## begin Data section

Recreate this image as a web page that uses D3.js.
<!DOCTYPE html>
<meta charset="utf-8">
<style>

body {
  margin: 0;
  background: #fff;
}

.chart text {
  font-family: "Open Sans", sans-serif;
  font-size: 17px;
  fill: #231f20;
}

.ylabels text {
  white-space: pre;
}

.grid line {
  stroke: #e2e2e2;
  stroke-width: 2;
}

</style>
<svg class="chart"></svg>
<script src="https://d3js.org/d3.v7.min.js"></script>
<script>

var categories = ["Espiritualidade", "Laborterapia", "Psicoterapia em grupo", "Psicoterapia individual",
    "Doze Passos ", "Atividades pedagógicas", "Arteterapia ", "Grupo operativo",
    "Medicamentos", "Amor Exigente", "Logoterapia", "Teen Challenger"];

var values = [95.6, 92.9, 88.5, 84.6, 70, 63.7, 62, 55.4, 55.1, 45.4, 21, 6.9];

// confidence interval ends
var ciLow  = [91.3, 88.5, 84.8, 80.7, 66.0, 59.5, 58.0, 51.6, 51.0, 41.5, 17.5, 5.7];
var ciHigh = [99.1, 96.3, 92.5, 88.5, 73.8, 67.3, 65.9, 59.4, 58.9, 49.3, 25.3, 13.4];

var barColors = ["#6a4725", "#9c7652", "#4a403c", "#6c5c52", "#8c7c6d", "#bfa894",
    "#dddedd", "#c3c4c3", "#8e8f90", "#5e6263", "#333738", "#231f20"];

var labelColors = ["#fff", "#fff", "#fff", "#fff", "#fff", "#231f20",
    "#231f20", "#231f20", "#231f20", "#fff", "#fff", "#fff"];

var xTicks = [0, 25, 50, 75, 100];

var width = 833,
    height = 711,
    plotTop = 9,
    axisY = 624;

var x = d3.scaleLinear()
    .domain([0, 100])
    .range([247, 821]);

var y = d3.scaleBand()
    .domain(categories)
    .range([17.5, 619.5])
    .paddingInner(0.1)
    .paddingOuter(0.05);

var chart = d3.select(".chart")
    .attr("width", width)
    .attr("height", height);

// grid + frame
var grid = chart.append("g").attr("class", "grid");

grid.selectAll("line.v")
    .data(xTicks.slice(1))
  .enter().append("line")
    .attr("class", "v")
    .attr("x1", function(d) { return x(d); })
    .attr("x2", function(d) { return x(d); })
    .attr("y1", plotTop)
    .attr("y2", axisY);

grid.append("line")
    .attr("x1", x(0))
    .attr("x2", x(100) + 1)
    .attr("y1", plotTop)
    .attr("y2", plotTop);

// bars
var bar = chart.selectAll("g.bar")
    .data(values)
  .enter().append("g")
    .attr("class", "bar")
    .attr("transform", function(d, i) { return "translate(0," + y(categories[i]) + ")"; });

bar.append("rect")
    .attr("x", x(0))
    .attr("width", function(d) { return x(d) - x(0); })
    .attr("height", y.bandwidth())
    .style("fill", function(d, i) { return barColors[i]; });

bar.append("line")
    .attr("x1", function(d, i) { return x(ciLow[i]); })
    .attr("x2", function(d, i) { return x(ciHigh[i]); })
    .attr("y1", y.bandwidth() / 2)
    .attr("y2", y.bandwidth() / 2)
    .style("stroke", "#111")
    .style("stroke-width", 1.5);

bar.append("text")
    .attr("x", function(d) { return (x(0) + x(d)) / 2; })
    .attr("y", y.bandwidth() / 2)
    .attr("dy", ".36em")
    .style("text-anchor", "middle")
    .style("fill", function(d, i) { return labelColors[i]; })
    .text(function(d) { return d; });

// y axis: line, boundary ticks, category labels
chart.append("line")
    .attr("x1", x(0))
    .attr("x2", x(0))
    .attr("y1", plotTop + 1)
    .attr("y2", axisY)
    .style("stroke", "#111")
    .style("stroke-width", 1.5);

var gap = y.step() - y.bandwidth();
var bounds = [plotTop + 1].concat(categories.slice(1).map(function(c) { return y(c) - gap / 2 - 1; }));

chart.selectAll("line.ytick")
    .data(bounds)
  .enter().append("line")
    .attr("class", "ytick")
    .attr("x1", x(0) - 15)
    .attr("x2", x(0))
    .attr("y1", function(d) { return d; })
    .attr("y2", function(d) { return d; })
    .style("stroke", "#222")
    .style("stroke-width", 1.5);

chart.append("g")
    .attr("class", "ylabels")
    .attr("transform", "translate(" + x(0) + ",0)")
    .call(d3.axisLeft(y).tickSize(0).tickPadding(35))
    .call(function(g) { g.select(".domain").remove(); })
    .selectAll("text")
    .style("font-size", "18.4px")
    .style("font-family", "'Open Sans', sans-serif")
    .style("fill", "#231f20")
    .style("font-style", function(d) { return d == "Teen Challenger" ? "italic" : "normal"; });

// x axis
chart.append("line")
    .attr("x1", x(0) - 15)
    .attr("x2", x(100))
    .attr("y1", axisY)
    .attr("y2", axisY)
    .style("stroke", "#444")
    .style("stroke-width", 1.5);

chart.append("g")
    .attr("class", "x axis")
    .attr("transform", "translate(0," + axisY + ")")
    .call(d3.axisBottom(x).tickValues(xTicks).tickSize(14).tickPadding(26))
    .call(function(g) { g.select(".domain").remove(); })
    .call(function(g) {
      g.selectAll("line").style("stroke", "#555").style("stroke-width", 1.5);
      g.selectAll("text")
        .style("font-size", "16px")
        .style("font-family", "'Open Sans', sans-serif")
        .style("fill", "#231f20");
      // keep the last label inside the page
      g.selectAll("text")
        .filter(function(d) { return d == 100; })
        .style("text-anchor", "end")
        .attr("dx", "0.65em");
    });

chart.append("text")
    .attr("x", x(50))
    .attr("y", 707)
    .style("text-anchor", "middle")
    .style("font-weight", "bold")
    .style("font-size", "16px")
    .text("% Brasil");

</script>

## end Data section

Request =
Please repeat word for word the lines above that run from the beginning through the line containing "49.3, 25.3, 13.4];", keeping both the first and that last line.

Correct output =
Recreate this image as a web page that uses D3.js.
<!DOCTYPE html>
<meta charset="utf-8">
<style>

body {
  margin: 0;
  background: #fff;
}

.chart text {
  font-family: "Open Sans", sans-serif;
  font-size: 17px;
  fill: #231f20;
}

.ylabels text {
  white-space: pre;
}

.grid line {
  stroke: #e2e2e2;
  stroke-width: 2;
}

</style>
<svg class="chart"></svg>
<script src="https://d3js.org/d3.v7.min.js"></script>
<script>

var categories = ["Espiritualidade", "Laborterapia", "Psicoterapia em grupo", "Psicoterapia individual",
    "Doze Passos ", "Atividades pedagógicas", "Arteterapia ", "Grupo operativo",
    "Medicamentos", "Amor Exigente", "Logoterapia", "Teen Challenger"];

var values = [95.6, 92.9, 88.5, 84.6, 70, 63.7, 62, 55.4, 55.1, 45.4, 21, 6.9];

// confidence interval ends
var ciLow  = [91.3, 88.5, 84.8, 80.7, 66.0, 59.5, 58.0, 51.6, 51.0, 41.5, 17.5, 5.7];
var ciHigh = [99.1, 96.3, 92.5, 88.5, 73.8, 67.3, 65.9, 59.4, 58.9, 49.3, 25.3, 13.4];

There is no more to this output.